2012 AIChE Annual Meeting

(515e) Oxygen Carriers for Chemical-Looping Combustion with Solid Fuels



Chemical-looping combustion (CLC) is a novel combustion technology with inherent CO2 separation, and uses an oxygen carrier instead of air to burn the fuel to CO2 and H2O. In this way, the CO2 is inherently separated from the nitrogen in the air, and no energy is needed to perform this separation. As most CCS technologies are burdened with high costs and efficiency losses mainly due to gas separation, CLC is a potential break-through technology for CO2 capture. The main economic advantage of CLC is likely realized for combustion of solid fuels such as coal, petroleum coke and biomass.
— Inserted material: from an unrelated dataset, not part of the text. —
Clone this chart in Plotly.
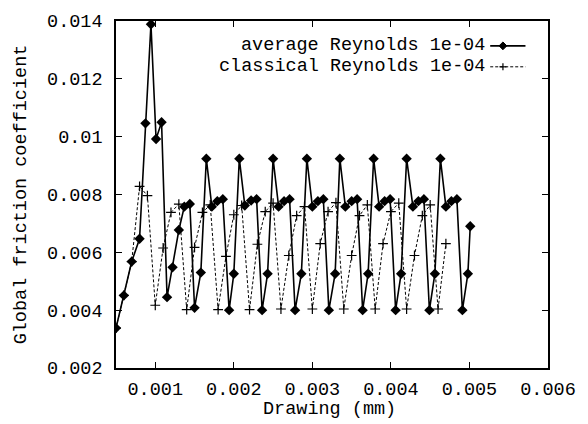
import plotly.graph_objects as go

avg_x = [0.0005, 0.0006, 0.0007, 0.0008, 0.000875, 0.000945, 0.00101, 0.00108, 0.00115, 0.00122, 0.0013, 0.00137, 0.00144,
         0.0015, 0.00158, 0.00165, 0.00172, 0.00179, 0.00186,
         0.00194, 0.0020, 0.00207, 0.00214, 0.00222, 0.00229,
         0.00236, 0.00243, 0.0025, 0.00257, 0.00264, 0.00271,
         0.00278, 0.00286, 0.00293, 0.0030, 0.00307, 0.00314,
         0.00321, 0.00329, 0.00335, 0.00342, 0.0035, 0.00357,
         0.00364, 0.00371, 0.00378, 0.00385, 0.00392, 0.00399,
         0.00406, 0.00413, 0.0042, 0.00428, 0.00435, 0.00442,
         0.00449, 0.00456, 0.00463, 0.0047, 0.00477, 0.00484,
         0.00491, 0.00498, 0.00501]
avg_y = [0.00338, 0.00451, 0.00568, 0.00647, 0.01046, 0.01389, 0.00992, 0.0105, 0.00445, 0.00548, 0.00677, 0.00758, 0.00767,
         0.00408, 0.0053, 0.00924, 0.00758, 0.00777, 0.00784,
         0.0040, 0.00526, 0.00924, 0.00762, 0.00779, 0.00784,
         0.0040, 0.00526, 0.00924, 0.00758, 0.00777, 0.00784,
         0.0040, 0.00526, 0.00924, 0.00758, 0.00777, 0.00784,
         0.0040, 0.00526, 0.00924, 0.00758, 0.00777, 0.00784,
         0.0040, 0.00526, 0.00924, 0.00758, 0.00777, 0.00784,
         0.0040, 0.00526, 0.00924, 0.00758, 0.00777, 0.00784,
         0.0040, 0.00526, 0.00924, 0.00758, 0.00777, 0.00784,
         0.0040, 0.00526, 0.0069]

cls_x = [0.0005, 0.0006, 0.0007, 0.0008, 0.0009, 0.0010, 0.0011, 0.0012, 0.0013, 0.0014, 0.0015, 0.0016, 0.0017,
         0.0018, 0.0019, 0.0020, 0.0021, 0.0022, 0.0023, 0.0024, 0.0025, 0.0026, 0.0027, 0.0028, 0.0029,
         0.0030, 0.0031, 0.0032, 0.0033, 0.0034, 0.0035, 0.0036, 0.0037, 0.0038, 0.0039, 0.0040, 0.0041,
         0.0042, 0.0043, 0.0044, 0.0045, 0.0046, 0.0047]
cls_y = [0.00338, 0.00451, 0.00568, 0.00828, 0.00796,
         0.00417, 0.00615, 0.00738, 0.00767,
         0.00402, 0.00617, 0.00738, 0.00764,
         0.00402, 0.00586, 0.0073, 0.00762,
         0.00402, 0.00628, 0.00741, 0.0077,
         0.00404, 0.00589, 0.00727, 0.00758,
         0.00404, 0.0063, 0.00741, 0.00772,
         0.00404, 0.00589, 0.00727, 0.00764,
         0.00404, 0.0063, 0.00741, 0.0077,
         0.00404, 0.00589, 0.00727, 0.00764,
         0.00404, 0.0063]

x_ticks = [0.001, 0.002, 0.003, 0.004, 0.005, 0.006]
x_labels = ["0.001", "0.002", "0.003", "0.004", "0.005", "0.006"]
y_ticks = [0.002, 0.004, 0.006, 0.008, 0.01, 0.012, 0.014]
y_labels = ["0.002", "0.004", "0.006", "0.008", "0.01", "0.012", "0.014"]

series_names = ["average Reynolds 1e-04", "classical Reynolds 1e-04"]
x_title = "Drawing (mm)"
y_title = "Global friction coefficient"

FONT = "Liberation Mono, Courier New, monospace"
FS = 18.5

L, R, T, B = 116, 31, 12, 56
PW = 588 - L - R
PH = 424 - T - B

fig = go.Figure()
fig.add_trace(go.Scatter(
    x=cls_x, y=cls_y, mode="lines+markers", name=series_names[1],
    line=dict(color="black", width=1, dash="3px,2px"),
    marker=dict(symbol="cross-thin", size=7, line=dict(color="black", width=1.2)),
    showlegend=False))
fig.add_trace(go.Scatter(
    x=avg_x, y=avg_y, mode="lines+markers", name=series_names[0],
    line=dict(color="black", width=1.6),
    marker=dict(symbol="diamond", size=8, color="black"),
    showlegend=False))

def px(xp):
    return (xp - L) / PW

def py(yp):
    return (424 - B - yp) / PH

# legend (gnuplot style: text right-aligned, sample to the right)
rows = [py(37.5), py(59)]
shapes = []
annotations = []
for i, yy in enumerate(rows):
    annotations.append(dict(xref="paper", yref="paper", x=px(494), y=yy, xanchor="right", yanchor="middle",
                            borderpad=0,
                            text=series_names[i], showarrow=False, font=dict(family=FONT, size=FS, color="black")))
x0, x1, xm = px(498), px(534), px(511)
dy = 8 / PH
dx = 4 / PW
shapes.append(dict(type="line", xref="paper", yref="paper", x0=x0, x1=x1, y0=rows[0], y1=rows[0],
                   line=dict(color="black", width=1.6)))
shapes.append(dict(type="path", xref="paper", yref="paper",
                   path=f"M {xm-dx} {rows[0]} L {xm} {rows[0]+dy/2} L {xm+dx} {rows[0]} L {xm} {rows[0]-dy/2} Z",
                   fillcolor="black", line=dict(color="black", width=1)))
shapes.append(dict(type="line", xref="paper", yref="paper", x0=x0, x1=x1, y0=rows[1], y1=rows[1],
                   line=dict(color="black", width=1, dash="3px,2px")))
shapes.append(dict(type="line", xref="paper", yref="paper", x0=xm - dx * 0.9, x1=xm + dx * 0.9, y0=rows[1], y1=rows[1],
                   line=dict(color="black", width=1.2)))
shapes.append(dict(type="line", xref="paper", yref="paper", x0=xm, x1=xm, y0=rows[1] - dy * 0.45, y1=rows[1] + dy * 0.45,
                   line=dict(color="black", width=1.2)))

annotations.append(dict(xref="paper", yref="paper", x=px(334), y=py(411), xanchor="center", yanchor="middle",
                        borderpad=0,
                        text=x_title, showarrow=False, font=dict(family=FONT, size=FS, color="black")))

fig.update_layout(
    width=588, height=424,
    margin=dict(l=L, r=R, t=T, b=B),
    paper_bgcolor="white", plot_bgcolor="white",
    font=dict(family=FONT, size=FS, color="black"),
    shapes=shapes, annotations=annotations,
)
fig.update_xaxes(
    range=[0.0005, 0.006], tickvals=x_ticks, ticktext=x_labels,
    showgrid=False, zeroline=False, showline=True, linecolor="black", linewidth=1.5,
    mirror="ticks", ticks="inside", ticklen=6, tickcolor="black", tickwidth=1,
    ticklabelstandoff=3,
    tickfont=dict(family=FONT, size=FS),
)
fig.update_yaxes(
    range=[0.002, 0.014], tickvals=y_ticks, ticktext=y_labels,
    showgrid=False, zeroline=False, showline=True, linecolor="black", linewidth=1.5,
    mirror="ticks", ticks="inside", ticklen=6, tickcolor="black", tickwidth=1,
    ticklabelstandoff=8,
    title=dict(text=y_title, standoff=16, font=dict(family=FONT, size=FS)),
    tickfont=dict(family=FONT, size=FS),
)

fig.write_html("out.html")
The solid fuel is burnt in the fuel reactor together with the oxygen carrier particles, and there are three main routes for converting solid fuel: i) The solid fuel is gasified by H2O/CO2 to CO/H2, which reacts with the oxygen carrier particles to CO2 and H2O, i.e. conventional chemical-looping combustion ii) The oxygen carrier particles release gaseous oxygen which reacts with the solid fuel through normal combustion, i.e. chemical-looping with oxygen uncoupling (CLOU) and iii) The fuel reacts via a combination of CLC and CLOU. The role of the oxygen carrier is thus different and depends upon the process which is used above. For route i) the oxygen carrier needs to convert the intermediate syngas and volatiles at a sufficient rate to achieve high gaseous yield to carbon dioxide. For route ii), or CLOU, the oxygen carrier needs to supply oxygen to the fuel at a sufficient rate to achieve a high rate of solid conversion. Finally, some oxygen carriers may only be able to supply a small amount of oxygen via CLOU, and thus may react in the fuel reactor via a combination of CLOU and CLC. The paper proposes quantitative criteria for evaluating reactivity data of the three processes above, and analytical expressions for obtaining oxygen carrier inventories in the fuel reactor are presented.